- Specialty: Dermatology

= Inverse psoriasis =

Inverse psoriasis or flexural psoriasis is a form of psoriasis that selectively, and often exclusively, involves the folds, recesses, and flexor surfaces such as the ears, axillae, groin folds, inframammary folds, navel, intergluteal cleft, penis, and lips.

== Signs and symptoms ==
Well-defined, erythematous patches are the clinical hallmark of inverse psoriasis. The perianal area, umbilicus, axillae, inframammary folds, inguinal folds, and retroauricular areas are the areas most frequently affected. Interdigital spaces and the popliteal and antecubital fossae may also be affected. In contrast to plaque psoriasis, the lesions' surface appears wet, smooth, and shiny, and yellowish scales are usually minor or absent.

== Causes ==
Psoriasis is a cellular autoimmune reaction caused by T-cells to what are thought to be skin-resident self-antigens. The psoriasiform reaction is brought on by an increase in interferon-γ and interleukin-17, which interact with mast cells, neutrophils, macrophages, and dermal cells. There is little evidence to suggest that the pathophysiologic mechanisms underlying inverse and common psoriasis vary from one another. The amount of CD161+ cells in the inverse psoriasis plaques, however, might be diminishing. This is thought to be caused by the ongoing microbial colonization of the inverse psoriasis-affected regions.

== Diagnosis ==
The diagnosis of inverse psoriasis is typically clinical, and a physical examination should check for psoriasis in other parts of the body besides skin folds, such as mucosae.

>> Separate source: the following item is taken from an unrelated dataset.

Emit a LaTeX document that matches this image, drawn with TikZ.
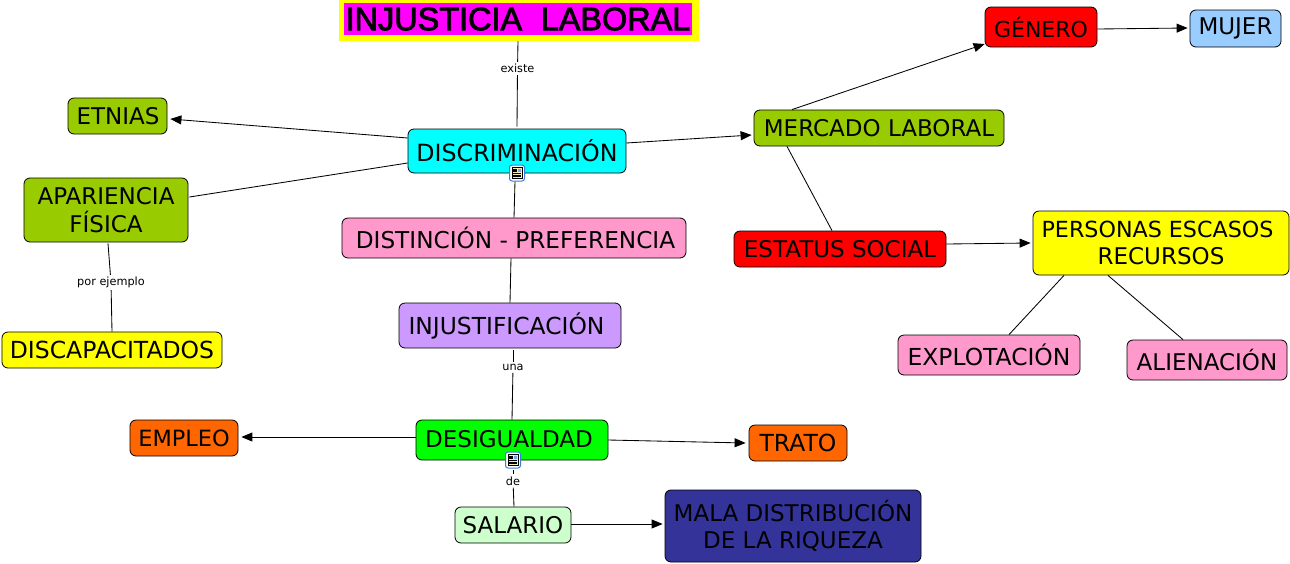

When inverse psoriasis is the sole symptom of the illness, diagnosis might be challenging in certain situations and necessitate skin biopsies. In terms of histopathology, inverse psoriasis exhibits the typical pattern of plaque psoriasis, which includes rete ridge elongation and epidermal hyperplasia along with parakeratosis, acanthosis, suprapapillary plate thinning, granulosus layer reduction, and, in certain situations, Munro microabcesses and Kogoj micropustules. Spongiosis is more widespread and epidermal hyperplasia is less prominent than in classical plaque psoriasis.

== Treatment ==

Treatment of inverse psoriasis may include "topical corticosteroids, topical calcineurin inhibitors, vitamin D analogs, traditional oral systemic therapies such as cyclosporine and methotrexate, and biologic therapies" according to a 2019 article.